For transitional interiors, flat panel cabinets can handle more character than people expect. A refined knob, a softened rectangular pull, or a slightly more sculptural silhouette can bridge classic materials with cleaner millwork. The key is editing out fuss. Flat panel cabinets can support contrast, but they rarely reward clutter.

Installation details that affect the final look

Even exceptional hardware can feel off if placement is inconsistent. Flat panel cabinets make alignment obvious. That is why center-to-center sizing, total length, projection, and placement height deserve as much attention as finish and shape.

Longer pulls should feel centered and intentional, not simply selected because they were trending.

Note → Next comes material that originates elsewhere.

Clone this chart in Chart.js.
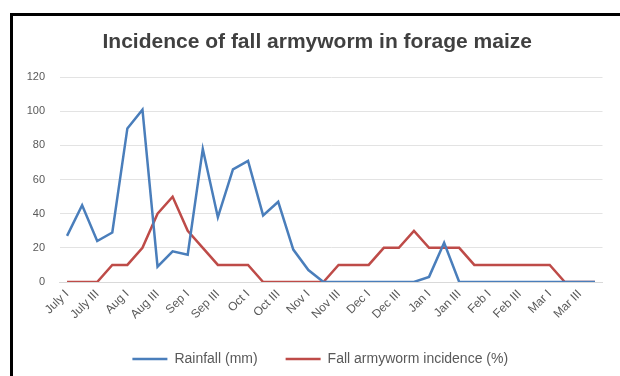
<!DOCTYPE html>
<html lang="en">
<head>
<meta charset="UTF-8">
<title>Incidence of fall armyworm in forage maize</title>
<script src="https://cdn.jsdelivr.net/npm/chart.js"></script>
<style>
    html, body { margin: 0; padding: 0; background: #fff; }
    .chart-container { position: relative; width: 620px; height: 376px; }
</style>
</head>
<body>
<div class="chart-container">
    <canvas id="lineChart"></canvas>
</div>
<script>
// weekly periods, July I .. Mar IV
const periods = [
    'July I', 'July II', 'July III', 'July IV',
    'Aug I', 'Aug II', 'Aug III', 'Aug IV',
    'Sep I', 'Sep II', 'Sep III', 'Sep IV',
    'Oct I', 'Oct II', 'Oct III', 'Oct IV',
    'Nov I', 'Nov II', 'Nov III', 'Nov IV',
    'Dec I', 'Dec II', 'Dec III', 'Dec IV',
    'Jan I', 'Jan II', 'Jan III', 'Jan IV',
    'Feb I', 'Feb II', 'Feb III', 'Feb IV',
    'Mar I', 'Mar II', 'Mar III', 'Mar IV'
];
const rainfall = [27, 45, 24, 29, 90, 101, 9, 18, 16, 78, 38, 66, 71, 39, 47, 19, 7, 0,
                  0, 0, 0, 0, 0, 0, 3, 23, 0, 0, 0, 0, 0, 0, 0, 0, 0, 0];
const incidence = [0, 0, 0, 10, 10, 20, 40, 50, 30, 20, 10, 10, 10, 0, 0, 0, 0, 0,
                   10, 10, 10, 20, 20, 30, 20, 20, 20, 10, 10, 10, 10, 10, 10, 0, 0, 0];
const yMin = 0, yMax = 120, yStep = 20;

const FONT = "'Liberation Sans', Arial, sans-serif";

// black frame on the left and top edge of the picture
const frame = {
    id: 'frame',
    afterLayout(chart) {
        // title and legend in the original sit a bit right of the canvas centre
        chart.titleBlock.left += 9;
        chart.titleBlock.right += 9;
        chart.legend.left += 12;
        chart.legend.right += 12;
    },
    afterDraw(chart) {
        const c = chart.ctx;
        c.save();
        c.fillStyle = '#000';
        c.fillRect(10, 13, 3, chart.height - 13);
        c.fillRect(10, 13, chart.width - 10, 3);
        c.restore();
    }
};

new Chart(document.getElementById('lineChart'), {
    type: 'line',
    data: {
        labels: periods,
        datasets: [{
            label: 'Rainfall (mm)',
            data: rainfall,
            borderColor: '#4A7EBB',
            backgroundColor: '#4A7EBB',
            borderWidth: 2.5,
            pointRadius: 0,
            tension: 0
        }, {
            label: 'Fall armyworm incidence (%)',
            data: incidence,
            borderColor: '#BE4B48',
            backgroundColor: '#BE4B48',
            borderWidth: 2.5,
            pointRadius: 0,
            tension: 0
        }]
    },
    options: {
        responsive: true,
        maintainAspectRatio: false,
        animation: false,
        layout: { padding: { left: 14, right: 17.5, top: 0, bottom: 0 } },
        plugins: {
            title: {
                display: true,
                text: 'Incidence of fall armyworm in forage maize',
                color: '#404040',
                font: { family: FONT, size: 21, weight: 'bold' },
                padding: { top: 30, bottom: 22 }
            },
            legend: {
                position: 'bottom',
                labels: {
                    usePointStyle: true,
                    pointStyle: 'line',
                    pointStyleWidth: 35,
                    color: '#595959',
                    font: { family: FONT, size: 14 },
                    padding: 28
                }
            },
            tooltip: { enabled: false }
        },
        scales: {
            x: {
                offset: true,
                grid: { display: false, drawTicks: false },
                border: { color: '#d9d9d9' },
                ticks: {
                    autoSkip: false,
                    maxRotation: 45,
                    minRotation: 45,
                    padding: 5,
                    color: '#595959',
                    font: { family: FONT, size: 12 },
                    callback: function (val, idx) {
                        return idx % 2 === 0 ? this.getLabelForValue(val) : '';
                    }
                },
                afterFit: function (scale) { scale.height = 42; }
            },
            y: {
                min: yMin,
                max: yMax,
                grid: { color: '#e3e3e3', drawTicks: false },
                border: { display: false },
                ticks: {
                    stepSize: yStep,
                    padding: 14.5,
                    color: '#595959',
                    font: { family: FONT, size: 11 }
                },
                afterFit: function (scale) { scale.width = 45.5; }
            }
        }
    },
    plugins: [frame]
});
</script>
</body>
</html>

Edge pulls need careful orientation and clean installation to look integrated rather than improvised. Knobs should land in a consistent location across doors, especially when runs are visible from adjacent rooms.

For designers, builders, and cabinetmakers, this is where specification-first thinking pays off. Choosing by category, size, and measurement avoids expensive mistakes late in the project. It also creates a more resolved visual rhythm once everything is installed.

So, what hardware suits flat panel cabinets if you want the safest smart choice?

Start with modern pulls in a proportion that suits the cabinet scale. If the goal is minimal, consider edge pulls. If the room needs more personality, choose a sculptural pull with a disciplined silhouette. Then select a finish that either blends with the cabinet tone or creates an intentional contrast.

That is the formula, but not the whole story. The best hardware for flat panel cabinets is the one that makes the millwork feel sharper, more considered, and more expensive than it did before. At Inspire Hardware, that usually means solid brass pieces with strong lines, accurate sizing, and enough presence to hold their own on a clean slab front.

Flat panel cabinets ask for clarity. Give them hardware that knows exactly what it is doing.